***** Given data *****

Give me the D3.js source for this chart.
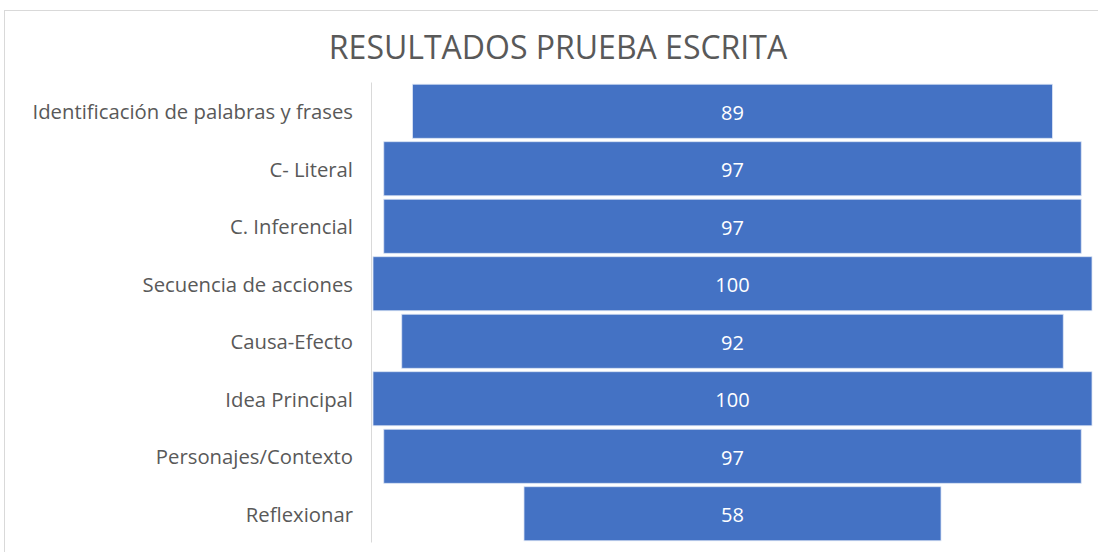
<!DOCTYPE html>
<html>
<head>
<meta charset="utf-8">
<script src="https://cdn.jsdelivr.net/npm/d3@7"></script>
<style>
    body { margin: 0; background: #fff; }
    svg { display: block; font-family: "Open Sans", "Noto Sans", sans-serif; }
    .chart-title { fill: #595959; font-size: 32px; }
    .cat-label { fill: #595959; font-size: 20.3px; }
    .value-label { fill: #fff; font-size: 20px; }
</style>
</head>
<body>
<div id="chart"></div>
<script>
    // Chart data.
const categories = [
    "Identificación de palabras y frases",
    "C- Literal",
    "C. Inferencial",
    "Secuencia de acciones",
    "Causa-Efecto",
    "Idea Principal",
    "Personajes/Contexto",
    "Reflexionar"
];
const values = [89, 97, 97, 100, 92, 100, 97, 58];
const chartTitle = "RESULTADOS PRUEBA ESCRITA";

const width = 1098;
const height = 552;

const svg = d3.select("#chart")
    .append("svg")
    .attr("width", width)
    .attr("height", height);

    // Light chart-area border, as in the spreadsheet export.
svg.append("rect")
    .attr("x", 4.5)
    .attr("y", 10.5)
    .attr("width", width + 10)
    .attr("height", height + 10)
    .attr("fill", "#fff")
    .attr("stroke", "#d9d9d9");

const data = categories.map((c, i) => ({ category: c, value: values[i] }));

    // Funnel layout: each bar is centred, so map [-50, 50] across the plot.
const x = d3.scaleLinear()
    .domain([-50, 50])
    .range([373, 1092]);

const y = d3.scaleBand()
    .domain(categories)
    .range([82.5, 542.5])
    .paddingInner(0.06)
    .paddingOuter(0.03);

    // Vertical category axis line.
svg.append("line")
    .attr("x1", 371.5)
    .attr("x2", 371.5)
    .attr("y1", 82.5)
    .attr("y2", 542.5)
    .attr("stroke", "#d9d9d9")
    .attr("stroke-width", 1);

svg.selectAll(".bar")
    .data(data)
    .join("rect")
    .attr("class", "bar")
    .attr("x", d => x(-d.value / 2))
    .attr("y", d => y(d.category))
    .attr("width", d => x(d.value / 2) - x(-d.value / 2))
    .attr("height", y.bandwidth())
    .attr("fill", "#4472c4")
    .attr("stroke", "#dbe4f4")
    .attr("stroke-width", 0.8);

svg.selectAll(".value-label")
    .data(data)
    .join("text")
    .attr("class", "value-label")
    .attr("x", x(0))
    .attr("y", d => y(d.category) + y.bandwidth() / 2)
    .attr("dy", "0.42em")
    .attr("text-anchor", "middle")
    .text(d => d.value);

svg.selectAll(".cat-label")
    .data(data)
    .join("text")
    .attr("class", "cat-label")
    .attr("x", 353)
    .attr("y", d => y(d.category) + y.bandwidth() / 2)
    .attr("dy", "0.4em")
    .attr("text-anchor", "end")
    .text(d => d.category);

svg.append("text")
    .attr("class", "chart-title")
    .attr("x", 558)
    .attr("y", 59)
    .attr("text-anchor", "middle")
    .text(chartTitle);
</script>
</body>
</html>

*****
***** Given data *****

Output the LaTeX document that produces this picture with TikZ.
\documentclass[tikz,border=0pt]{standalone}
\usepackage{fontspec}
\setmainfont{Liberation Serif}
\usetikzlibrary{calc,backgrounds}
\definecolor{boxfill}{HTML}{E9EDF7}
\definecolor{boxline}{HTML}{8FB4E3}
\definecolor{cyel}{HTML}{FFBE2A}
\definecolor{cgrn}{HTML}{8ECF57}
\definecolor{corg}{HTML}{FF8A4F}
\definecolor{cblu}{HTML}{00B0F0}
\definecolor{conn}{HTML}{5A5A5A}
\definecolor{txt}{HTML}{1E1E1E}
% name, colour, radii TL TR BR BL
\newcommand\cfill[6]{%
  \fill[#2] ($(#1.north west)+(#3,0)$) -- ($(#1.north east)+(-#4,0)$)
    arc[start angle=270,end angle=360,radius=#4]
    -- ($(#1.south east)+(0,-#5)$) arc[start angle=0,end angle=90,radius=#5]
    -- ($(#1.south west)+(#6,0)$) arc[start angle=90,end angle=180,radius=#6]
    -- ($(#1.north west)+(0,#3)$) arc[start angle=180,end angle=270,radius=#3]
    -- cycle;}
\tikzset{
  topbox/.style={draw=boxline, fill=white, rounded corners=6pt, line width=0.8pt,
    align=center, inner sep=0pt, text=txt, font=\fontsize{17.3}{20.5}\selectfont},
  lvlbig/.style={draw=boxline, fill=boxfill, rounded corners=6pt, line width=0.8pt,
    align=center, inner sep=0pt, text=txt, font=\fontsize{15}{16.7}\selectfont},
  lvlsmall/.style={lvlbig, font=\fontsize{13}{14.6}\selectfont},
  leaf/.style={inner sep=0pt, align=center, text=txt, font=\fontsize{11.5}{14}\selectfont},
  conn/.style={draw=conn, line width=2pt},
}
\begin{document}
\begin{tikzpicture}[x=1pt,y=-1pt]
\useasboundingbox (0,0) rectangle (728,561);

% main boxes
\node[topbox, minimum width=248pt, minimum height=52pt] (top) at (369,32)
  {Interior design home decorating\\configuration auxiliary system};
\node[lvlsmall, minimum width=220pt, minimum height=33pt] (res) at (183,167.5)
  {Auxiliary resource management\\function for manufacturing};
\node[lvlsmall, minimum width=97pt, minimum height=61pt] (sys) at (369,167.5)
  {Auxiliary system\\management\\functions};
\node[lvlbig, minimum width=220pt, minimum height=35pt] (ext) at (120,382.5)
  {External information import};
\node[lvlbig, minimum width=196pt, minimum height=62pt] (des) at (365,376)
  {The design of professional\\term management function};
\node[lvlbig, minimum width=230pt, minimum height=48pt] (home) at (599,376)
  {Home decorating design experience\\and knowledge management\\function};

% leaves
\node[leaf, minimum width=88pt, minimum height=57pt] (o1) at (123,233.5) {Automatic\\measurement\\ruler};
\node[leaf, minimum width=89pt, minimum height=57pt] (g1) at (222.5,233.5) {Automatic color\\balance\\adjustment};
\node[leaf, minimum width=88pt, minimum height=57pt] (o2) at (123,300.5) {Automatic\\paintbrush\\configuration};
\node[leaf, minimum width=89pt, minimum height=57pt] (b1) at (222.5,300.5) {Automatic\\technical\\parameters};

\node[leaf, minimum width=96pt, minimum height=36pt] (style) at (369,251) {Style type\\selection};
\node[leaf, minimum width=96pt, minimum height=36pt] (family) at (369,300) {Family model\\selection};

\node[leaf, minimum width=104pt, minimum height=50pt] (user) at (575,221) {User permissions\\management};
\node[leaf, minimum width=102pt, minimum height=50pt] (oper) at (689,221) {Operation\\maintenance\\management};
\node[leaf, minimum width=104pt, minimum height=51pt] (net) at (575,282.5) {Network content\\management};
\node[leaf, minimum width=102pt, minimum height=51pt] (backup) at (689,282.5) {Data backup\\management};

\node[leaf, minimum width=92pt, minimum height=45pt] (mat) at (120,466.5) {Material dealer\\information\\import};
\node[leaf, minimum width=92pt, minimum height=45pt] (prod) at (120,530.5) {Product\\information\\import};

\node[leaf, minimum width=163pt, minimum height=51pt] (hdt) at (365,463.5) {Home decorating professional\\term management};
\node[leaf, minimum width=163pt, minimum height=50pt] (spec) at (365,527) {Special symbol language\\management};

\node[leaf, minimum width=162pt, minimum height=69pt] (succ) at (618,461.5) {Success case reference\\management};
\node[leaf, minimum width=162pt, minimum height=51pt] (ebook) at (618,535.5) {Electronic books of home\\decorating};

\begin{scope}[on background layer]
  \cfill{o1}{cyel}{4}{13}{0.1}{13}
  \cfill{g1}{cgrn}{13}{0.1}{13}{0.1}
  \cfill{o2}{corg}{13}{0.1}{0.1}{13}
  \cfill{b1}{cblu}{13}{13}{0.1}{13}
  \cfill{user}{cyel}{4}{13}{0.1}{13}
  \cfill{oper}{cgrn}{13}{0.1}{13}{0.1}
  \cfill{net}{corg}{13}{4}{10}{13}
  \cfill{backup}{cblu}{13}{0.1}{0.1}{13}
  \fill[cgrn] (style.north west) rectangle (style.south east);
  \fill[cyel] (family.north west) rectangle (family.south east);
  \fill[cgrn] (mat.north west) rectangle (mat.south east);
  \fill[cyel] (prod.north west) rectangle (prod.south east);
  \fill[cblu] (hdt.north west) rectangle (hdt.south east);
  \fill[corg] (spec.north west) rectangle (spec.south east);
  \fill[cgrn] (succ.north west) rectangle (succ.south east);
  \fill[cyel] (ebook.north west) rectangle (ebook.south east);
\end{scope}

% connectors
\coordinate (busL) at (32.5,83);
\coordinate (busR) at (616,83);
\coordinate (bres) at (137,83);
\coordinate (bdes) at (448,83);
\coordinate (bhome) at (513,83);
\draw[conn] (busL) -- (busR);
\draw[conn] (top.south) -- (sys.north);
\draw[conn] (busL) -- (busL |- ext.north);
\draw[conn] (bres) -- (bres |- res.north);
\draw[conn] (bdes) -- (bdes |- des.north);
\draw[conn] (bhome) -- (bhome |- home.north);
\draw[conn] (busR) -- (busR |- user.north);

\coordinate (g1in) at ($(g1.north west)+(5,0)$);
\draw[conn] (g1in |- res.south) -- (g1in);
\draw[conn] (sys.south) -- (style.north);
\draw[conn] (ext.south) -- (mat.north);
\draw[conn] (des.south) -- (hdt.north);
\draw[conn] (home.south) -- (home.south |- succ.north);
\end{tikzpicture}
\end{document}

*****
***** Given data *****

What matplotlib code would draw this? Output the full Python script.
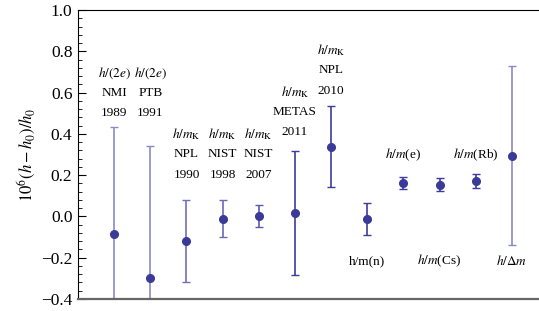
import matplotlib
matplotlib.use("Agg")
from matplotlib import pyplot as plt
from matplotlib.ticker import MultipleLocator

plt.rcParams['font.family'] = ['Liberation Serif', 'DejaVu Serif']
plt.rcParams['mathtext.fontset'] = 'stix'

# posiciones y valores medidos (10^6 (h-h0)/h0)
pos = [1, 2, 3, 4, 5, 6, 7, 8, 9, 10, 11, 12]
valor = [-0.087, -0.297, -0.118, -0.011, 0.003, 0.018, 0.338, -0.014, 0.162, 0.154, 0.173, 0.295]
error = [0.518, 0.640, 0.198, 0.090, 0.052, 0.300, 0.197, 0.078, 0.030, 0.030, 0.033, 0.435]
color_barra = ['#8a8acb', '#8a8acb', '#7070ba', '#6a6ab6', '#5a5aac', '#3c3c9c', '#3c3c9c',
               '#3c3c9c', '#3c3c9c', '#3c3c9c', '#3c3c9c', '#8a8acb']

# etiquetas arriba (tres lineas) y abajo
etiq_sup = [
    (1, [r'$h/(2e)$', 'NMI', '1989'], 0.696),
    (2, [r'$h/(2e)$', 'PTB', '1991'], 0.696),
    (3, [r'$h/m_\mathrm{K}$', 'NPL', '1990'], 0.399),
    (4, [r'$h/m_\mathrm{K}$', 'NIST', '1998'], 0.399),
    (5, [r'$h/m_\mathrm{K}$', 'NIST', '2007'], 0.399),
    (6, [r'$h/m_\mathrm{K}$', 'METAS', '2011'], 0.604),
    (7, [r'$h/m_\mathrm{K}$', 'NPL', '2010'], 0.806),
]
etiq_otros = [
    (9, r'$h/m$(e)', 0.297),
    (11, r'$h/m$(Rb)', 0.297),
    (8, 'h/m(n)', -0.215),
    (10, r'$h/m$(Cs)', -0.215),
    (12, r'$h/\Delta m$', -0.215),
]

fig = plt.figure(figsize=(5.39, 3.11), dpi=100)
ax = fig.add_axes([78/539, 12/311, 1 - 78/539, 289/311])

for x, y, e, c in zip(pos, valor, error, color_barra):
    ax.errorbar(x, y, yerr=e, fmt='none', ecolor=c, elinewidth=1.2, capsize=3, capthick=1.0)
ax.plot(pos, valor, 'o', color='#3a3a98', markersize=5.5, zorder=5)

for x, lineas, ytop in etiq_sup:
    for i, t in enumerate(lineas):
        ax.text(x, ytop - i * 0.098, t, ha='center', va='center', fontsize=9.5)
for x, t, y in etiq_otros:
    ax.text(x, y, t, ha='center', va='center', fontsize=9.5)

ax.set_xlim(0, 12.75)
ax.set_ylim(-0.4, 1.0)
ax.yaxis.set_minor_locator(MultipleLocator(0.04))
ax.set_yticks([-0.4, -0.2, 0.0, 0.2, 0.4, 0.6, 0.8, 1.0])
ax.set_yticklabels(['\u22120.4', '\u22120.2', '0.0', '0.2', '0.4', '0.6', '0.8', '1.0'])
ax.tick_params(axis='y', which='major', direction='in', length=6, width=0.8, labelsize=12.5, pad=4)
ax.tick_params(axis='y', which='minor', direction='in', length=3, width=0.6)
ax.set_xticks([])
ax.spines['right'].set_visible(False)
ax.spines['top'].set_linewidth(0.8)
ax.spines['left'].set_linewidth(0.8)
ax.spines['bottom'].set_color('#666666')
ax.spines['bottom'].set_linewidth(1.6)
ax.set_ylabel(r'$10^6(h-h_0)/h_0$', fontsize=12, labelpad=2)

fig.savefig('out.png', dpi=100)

*****

Task objective → From the listing above, return each line with the word "script".

Exercise solution →
<script src="https://cdn.jsdelivr.net/npm/d3@7"></script>
<script>
</script>
What matplotlib code would draw this? Output the full Python script.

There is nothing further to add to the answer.